▶ _Data shown_
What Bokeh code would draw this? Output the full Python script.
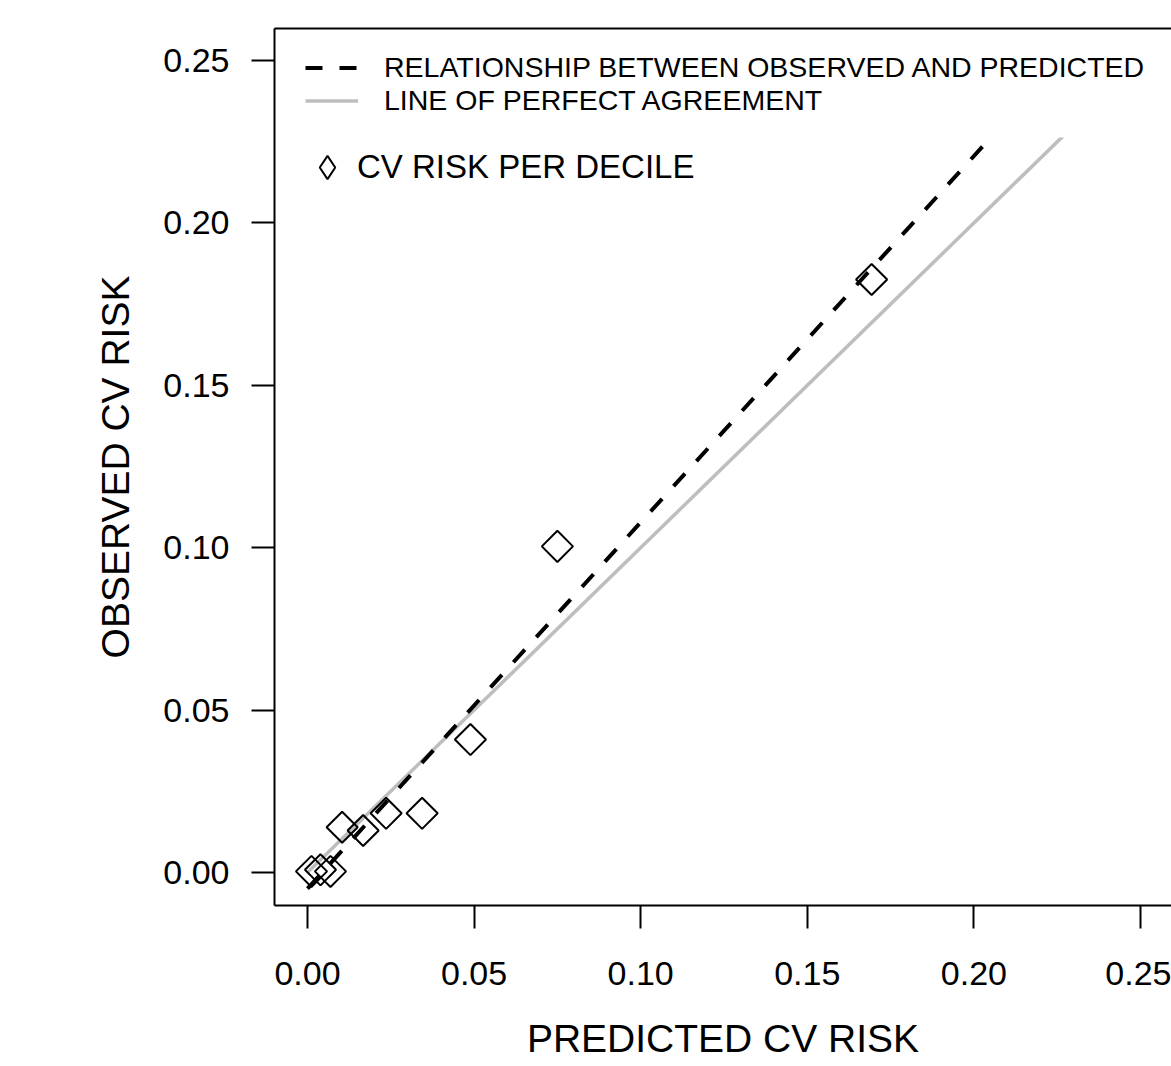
import math
from bokeh.plotting import figure
from bokeh.models import (Range1d, LinearAxis, FixedTicker, Legend, LegendItem,
                          NumeralTickFormatter, BoxAnnotation)
from bokeh.embed import file_html
from bokeh.resources import INLINE

# ---- data ----
predicted = [0.0012, 0.0039, 0.0069, 0.0104, 0.0167, 0.0236, 0.0344, 0.0489, 0.0750, 0.1693]
observed = [0.0003, 0.0008, 0.0003, 0.0139, 0.0129, 0.0182, 0.0182, 0.0409, 0.1004, 0.1826]
fit_x = [0.0, 0.26]
fit_y = [-0.005, 0.2883]
agree_x = [0.0, 0.26]
agree_y = [0.0, 0.26]
ticks = [0.0, 0.05, 0.10, 0.15, 0.20, 0.25]

FONT = "Liberation Sans"

p = figure(width=1171, height=1066, output_backend="svg", toolbar_location=None,
           x_range=Range1d(-0.0099, 0.2593), y_range=Range1d(-0.0102, 0.2599),
           min_border_left=274, min_border_right=0, min_border_top=28, min_border_bottom=161,
           x_axis_label="PREDICTED CV RISK", y_axis_label="OBSERVED CV RISK")
p.outline_line_color = None
p.grid.visible = False
p.background_fill_color = "white"
p.border_fill_color = "white"

for ax in (p.xaxis[0], p.yaxis[0]):
    ax.ticker = FixedTicker(ticks=ticks)
    ax.formatter = NumeralTickFormatter(format="0.00")
    ax.axis_line_width = 2
    ax.axis_line_color = "black"
    ax.major_tick_line_width = 2
    ax.major_tick_line_color = "black"
    ax.major_tick_out = 23
    ax.major_tick_in = 0
    ax.minor_tick_line_color = None
    ax.major_label_text_font = FONT
    ax.major_label_text_font_size = "34px"
    ax.major_label_text_color = "black"
    ax.axis_label_text_font = FONT
    ax.axis_label_text_font_size = "39px"
    ax.axis_label_text_font_style = "normal"
    ax.axis_label_text_color = "black"

p.xaxis[0].major_label_standoff = 33
p.xaxis[0].axis_label_standoff = 29
p.yaxis[0].major_label_standoff = 22
p.yaxis[0].major_label_orientation = "horizontal"
p.yaxis[0].axis_label_standoff = 23

top_axis = LinearAxis(ticker=FixedTicker(ticks=[]), major_tick_out=0, major_tick_in=0,
                      minor_tick_out=0, minor_tick_in=0, major_label_text_font_size="0px",
                      axis_line_width=2, axis_line_color="black")
p.add_layout(top_axis, "above")

r_agree = p.line(agree_x, agree_y, line_color="#bebebe", line_width=3.5)
r_fit = p.line(fit_x, fit_y, line_color="black", line_width=4, line_dash="17 17")
r_pts = p.scatter(predicted, observed, marker="square", size=22, angle=math.pi / 4,
                  fill_color=None, line_color="black", line_width=2)
# legend key for the points (legend keys ignore marker angle); NaN so nothing is drawn in the plot
r_key = p.scatter(x=[float("nan")], y=[float("nan")], marker="diamond",
                  fill_color=None, line_color="black", line_width=2)

# white mask behind the legend (as the opaque legend box in the original)
mask = BoxAnnotation(left=11, left_units="screen", bottom=768, bottom_units="screen",
                     fill_color="white", fill_alpha=1.0, line_color=None, level="glyph")
p.add_layout(mask)

leg1 = Legend(items=[LegendItem(label="RELATIONSHIP BETWEEN OBSERVED AND PREDICTED", renderers=[r_fit]),
                     LegendItem(label="LINE OF PERFECT AGREEMENT", renderers=[r_agree])],
              location=(31, 788), margin=0, padding=10, spacing=0,
              glyph_width=53, glyph_height=31, label_height=31, label_standoff=26,
              label_text_font=FONT, label_text_font_size="28.5px", label_text_color="black",
              background_fill_color="white", background_fill_alpha=1.0, border_line_color=None)
leg2 = Legend(items=[LegendItem(label="CV RISK PER DECILE", renderers=[r_key])],
              location=(24, 709), margin=0, padding=2, spacing=0,
              glyph_width=58, glyph_height=58, label_height=40, label_standoff=1,
              label_text_font=FONT, label_text_font_size="33px", label_text_color="black",
              background_fill_color="white", background_fill_alpha=1.0, border_line_color=None)
p.add_layout(leg1)
p.add_layout(leg2)

open("out.html", "w").write(file_html(p, INLINE))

▶ _Task statement_
Give every line above again exactly, with no pictures.

▶ _Result of this task_
What Bokeh code would draw this? Output the full Python script.
import math
from bokeh.plotting import figure
from bokeh.models import (Range1d, LinearAxis, FixedTicker, Legend, LegendItem,
                          NumeralTickFormatter, BoxAnnotation)
from bokeh.embed import file_html
from bokeh.resources import INLINE

# ---- data ----
predicted = [0.0012, 0.0039, 0.0069, 0.0104, 0.0167, 0.0236, 0.0344, 0.0489, 0.0750, 0.1693]
observed = [0.0003, 0.0008, 0.0003, 0.0139, 0.0129, 0.0182, 0.0182, 0.0409, 0.1004, 0.1826]
fit_x = [0.0, 0.26]
fit_y = [-0.005, 0.2883]
agree_x = [0.0, 0.26]
agree_y = [0.0, 0.26]
ticks = [0.0, 0.05, 0.10, 0.15, 0.20, 0.25]

FONT = "Liberation Sans"

p = figure(width=1171, height=1066, output_backend="svg", toolbar_location=None,
           x_range=Range1d(-0.0099, 0.2593), y_range=Range1d(-0.0102, 0.2599),
           min_border_left=274, min_border_right=0, min_border_top=28, min_border_bottom=161,
           x_axis_label="PREDICTED CV RISK", y_axis_label="OBSERVED CV RISK")
p.outline_line_color = None
p.grid.visible = False
p.background_fill_color = "white"
p.border_fill_color = "white"

for ax in (p.xaxis[0], p.yaxis[0]):
    ax.ticker = FixedTicker(ticks=ticks)
    ax.formatter = NumeralTickFormatter(format="0.00")
    ax.axis_line_width = 2
    ax.axis_line_color = "black"
    ax.major_tick_line_width = 2
    ax.major_tick_line_color = "black"
    ax.major_tick_out = 23
    ax.major_tick_in = 0
    ax.minor_tick_line_color = None
    ax.major_label_text_font = FONT
    ax.major_label_text_font_size = "34px"
    ax.major_label_text_color = "black"
    ax.axis_label_text_font = FONT
    ax.axis_label_text_font_size = "39px"
    ax.axis_label_text_font_style = "normal"
    ax.axis_label_text_color = "black"

p.xaxis[0].major_label_standoff = 33
p.xaxis[0].axis_label_standoff = 29
p.yaxis[0].major_label_standoff = 22
p.yaxis[0].major_label_orientation = "horizontal"
p.yaxis[0].axis_label_standoff = 23

top_axis = LinearAxis(ticker=FixedTicker(ticks=[]), major_tick_out=0, major_tick_in=0,
                      minor_tick_out=0, minor_tick_in=0, major_label_text_font_size="0px",
                      axis_line_width=2, axis_line_color="black")
p.add_layout(top_axis, "above")

r_agree = p.line(agree_x, agree_y, line_color="#bebebe", line_width=3.5)
r_fit = p.line(fit_x, fit_y, line_color="black", line_width=4, line_dash="17 17")
r_pts = p.scatter(predicted, observed, marker="square", size=22, angle=math.pi / 4,
                  fill_color=None, line_color="black", line_width=2)
# legend key for the points (legend keys ignore marker angle); NaN so nothing is drawn in the plot
r_key = p.scatter(x=[float("nan")], y=[float("nan")], marker="diamond",
                  fill_color=None, line_color="black", line_width=2)

# white mask behind the legend (as the opaque legend box in the original)
mask = BoxAnnotation(left=11, left_units="screen", bottom=768, bottom_units="screen",
                     fill_color="white", fill_alpha=1.0, line_color=None, level="glyph")
p.add_layout(mask)

leg1 = Legend(items=[LegendItem(label="RELATIONSHIP BETWEEN OBSERVED AND PREDICTED", renderers=[r_fit]),
                     LegendItem(label="LINE OF PERFECT AGREEMENT", renderers=[r_agree])],
              location=(31, 788), margin=0, padding=10, spacing=0,
              glyph_width=53, glyph_height=31, label_height=31, label_standoff=26,
              label_text_font=FONT, label_text_font_size="28.5px", label_text_color="black",
              background_fill_color="white", background_fill_alpha=1.0, border_line_color=None)
leg2 = Legend(items=[LegendItem(label="CV RISK PER DECILE", renderers=[r_key])],
              location=(24, 709), margin=0, padding=2, spacing=0,
              glyph_width=58, glyph_height=58, label_height=40, label_standoff=1,
              label_text_font=FONT, label_text_font_size="33px", label_text_color="black",
              background_fill_color="white", background_fill_alpha=1.0, border_line_color=None)
p.add_layout(leg1)
p.add_layout(leg2)

open("out.html", "w").write(file_html(p, INLINE))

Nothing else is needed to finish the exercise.